RECORDS TO USE:
....
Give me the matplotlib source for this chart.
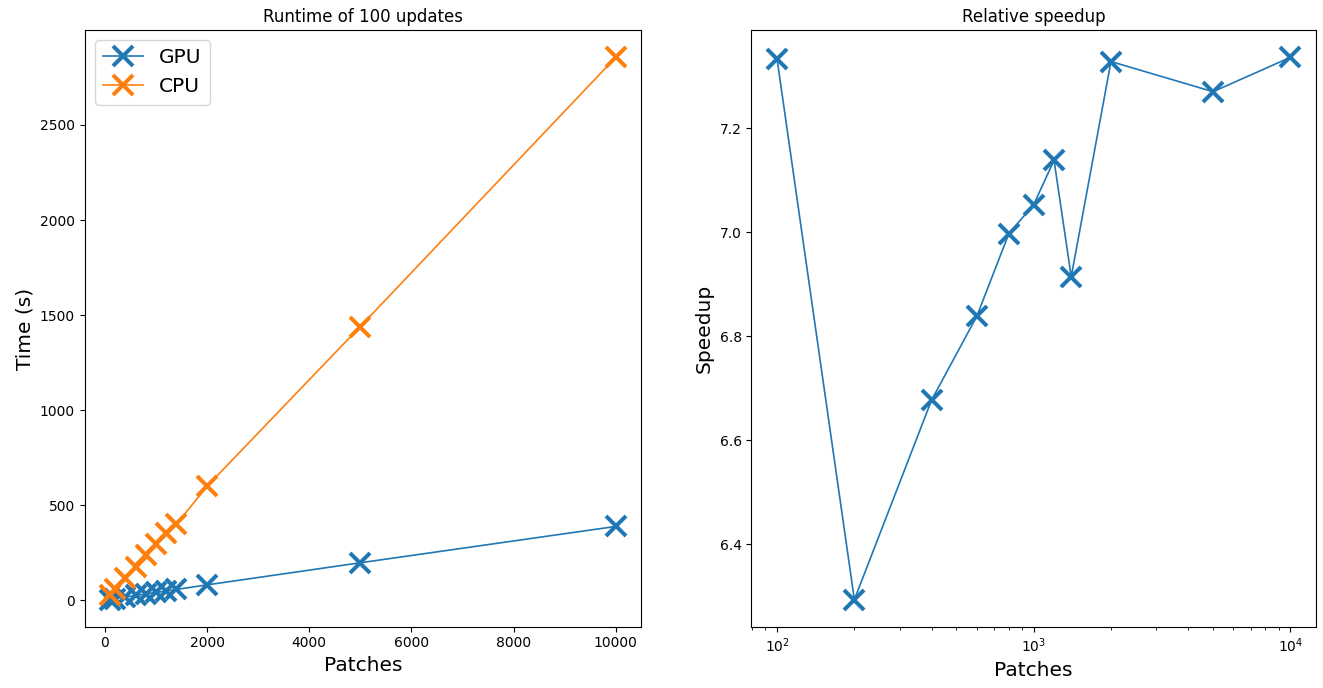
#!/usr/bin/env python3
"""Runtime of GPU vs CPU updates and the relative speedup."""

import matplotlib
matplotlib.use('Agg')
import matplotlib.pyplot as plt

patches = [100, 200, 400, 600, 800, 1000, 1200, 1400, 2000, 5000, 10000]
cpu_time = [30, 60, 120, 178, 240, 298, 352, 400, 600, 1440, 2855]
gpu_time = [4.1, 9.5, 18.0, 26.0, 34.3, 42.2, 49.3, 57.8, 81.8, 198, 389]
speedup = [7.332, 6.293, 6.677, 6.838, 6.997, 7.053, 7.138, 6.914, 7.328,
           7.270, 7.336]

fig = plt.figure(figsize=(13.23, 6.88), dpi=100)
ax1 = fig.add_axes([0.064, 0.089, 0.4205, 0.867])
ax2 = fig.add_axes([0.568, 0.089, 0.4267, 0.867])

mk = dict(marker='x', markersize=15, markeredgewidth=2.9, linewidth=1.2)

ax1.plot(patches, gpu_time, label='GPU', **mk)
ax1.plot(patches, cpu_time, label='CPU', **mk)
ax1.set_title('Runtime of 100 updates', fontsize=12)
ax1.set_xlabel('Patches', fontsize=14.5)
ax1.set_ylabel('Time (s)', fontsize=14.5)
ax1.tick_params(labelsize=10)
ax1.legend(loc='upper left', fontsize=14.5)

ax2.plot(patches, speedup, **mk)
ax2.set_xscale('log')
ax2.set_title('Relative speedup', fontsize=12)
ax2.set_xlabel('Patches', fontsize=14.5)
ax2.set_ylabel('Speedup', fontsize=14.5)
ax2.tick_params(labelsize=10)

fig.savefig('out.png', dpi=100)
....
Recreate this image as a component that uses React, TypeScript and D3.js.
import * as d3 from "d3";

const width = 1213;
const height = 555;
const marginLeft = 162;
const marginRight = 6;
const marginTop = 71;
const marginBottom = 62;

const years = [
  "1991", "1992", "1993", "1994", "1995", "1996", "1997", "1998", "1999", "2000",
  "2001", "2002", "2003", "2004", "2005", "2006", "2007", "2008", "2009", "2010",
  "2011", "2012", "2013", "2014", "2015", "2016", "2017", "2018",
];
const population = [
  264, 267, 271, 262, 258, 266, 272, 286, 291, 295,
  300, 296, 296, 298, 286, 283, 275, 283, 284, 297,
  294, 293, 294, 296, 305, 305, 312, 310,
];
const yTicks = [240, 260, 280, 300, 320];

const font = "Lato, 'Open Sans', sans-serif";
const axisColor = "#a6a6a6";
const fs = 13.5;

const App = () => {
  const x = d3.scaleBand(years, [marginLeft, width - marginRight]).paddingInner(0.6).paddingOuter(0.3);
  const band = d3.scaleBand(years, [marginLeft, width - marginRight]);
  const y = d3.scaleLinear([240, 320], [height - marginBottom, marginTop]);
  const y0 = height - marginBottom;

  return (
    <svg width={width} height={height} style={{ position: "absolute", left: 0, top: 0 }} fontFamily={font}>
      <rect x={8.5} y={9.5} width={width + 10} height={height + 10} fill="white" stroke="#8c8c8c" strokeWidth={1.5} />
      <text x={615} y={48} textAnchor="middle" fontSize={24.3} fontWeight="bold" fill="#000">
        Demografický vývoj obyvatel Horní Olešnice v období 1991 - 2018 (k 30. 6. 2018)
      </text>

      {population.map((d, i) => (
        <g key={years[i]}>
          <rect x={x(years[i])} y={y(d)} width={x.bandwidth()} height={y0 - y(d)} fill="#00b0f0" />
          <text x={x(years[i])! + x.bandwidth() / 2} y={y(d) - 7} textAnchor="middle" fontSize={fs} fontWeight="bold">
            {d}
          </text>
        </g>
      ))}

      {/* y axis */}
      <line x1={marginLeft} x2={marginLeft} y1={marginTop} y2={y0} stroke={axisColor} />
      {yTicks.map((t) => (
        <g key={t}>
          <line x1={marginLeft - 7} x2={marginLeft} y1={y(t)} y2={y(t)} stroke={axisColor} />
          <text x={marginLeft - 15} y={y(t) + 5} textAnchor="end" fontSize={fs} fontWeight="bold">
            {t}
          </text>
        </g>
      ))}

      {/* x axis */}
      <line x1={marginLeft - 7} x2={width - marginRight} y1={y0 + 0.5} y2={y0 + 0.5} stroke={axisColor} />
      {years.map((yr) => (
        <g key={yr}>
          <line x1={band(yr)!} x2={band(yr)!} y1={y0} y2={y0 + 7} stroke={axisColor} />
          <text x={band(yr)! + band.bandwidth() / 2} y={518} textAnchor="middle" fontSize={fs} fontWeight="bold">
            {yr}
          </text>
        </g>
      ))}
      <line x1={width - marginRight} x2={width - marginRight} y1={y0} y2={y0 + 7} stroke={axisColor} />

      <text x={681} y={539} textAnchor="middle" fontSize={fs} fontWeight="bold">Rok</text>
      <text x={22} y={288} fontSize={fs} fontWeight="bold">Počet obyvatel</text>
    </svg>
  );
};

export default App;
....
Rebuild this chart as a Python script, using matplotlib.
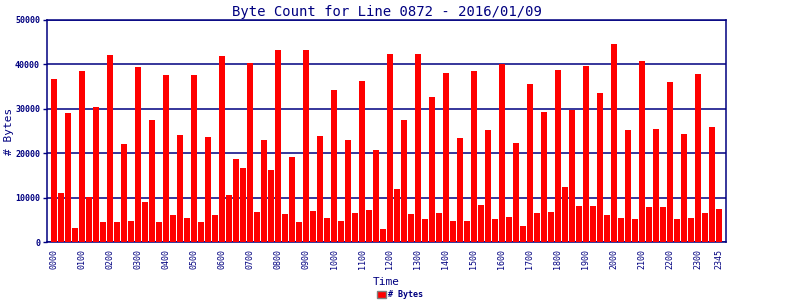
....
GIVEN TASK: Start at the line that contains "Give me the matplotlib source for this chart.", stop at the line that contains "markersize=15, markeredgewidth=2.9, linewidth=1.2)", and reproduce each line in that stretch exactly. Pictures are excluded.

WRITTEN SOLUTION:
Give me the matplotlib source for this chart.
#!/usr/bin/env python3
"""Runtime of GPU vs CPU updates and the relative speedup."""

import matplotlib
matplotlib.use('Agg')
import matplotlib.pyplot as plt

patches = [100, 200, 400, 600, 800, 1000, 1200, 1400, 2000, 5000, 10000]
cpu_time = [30, 60, 120, 178, 240, 298, 352, 400, 600, 1440, 2855]
gpu_time = [4.1, 9.5, 18.0, 26.0, 34.3, 42.2, 49.3, 57.8, 81.8, 198, 389]
speedup = [7.332, 6.293, 6.677, 6.838, 6.997, 7.053, 7.138, 6.914, 7.328,
           7.270, 7.336]

fig = plt.figure(figsize=(13.23, 6.88), dpi=100)
ax1 = fig.add_axes([0.064, 0.089, 0.4205, 0.867])
ax2 = fig.add_axes([0.568, 0.089, 0.4267, 0.867])

mk = dict(marker='x', markersize=15, markeredgewidth=2.9, linewidth=1.2)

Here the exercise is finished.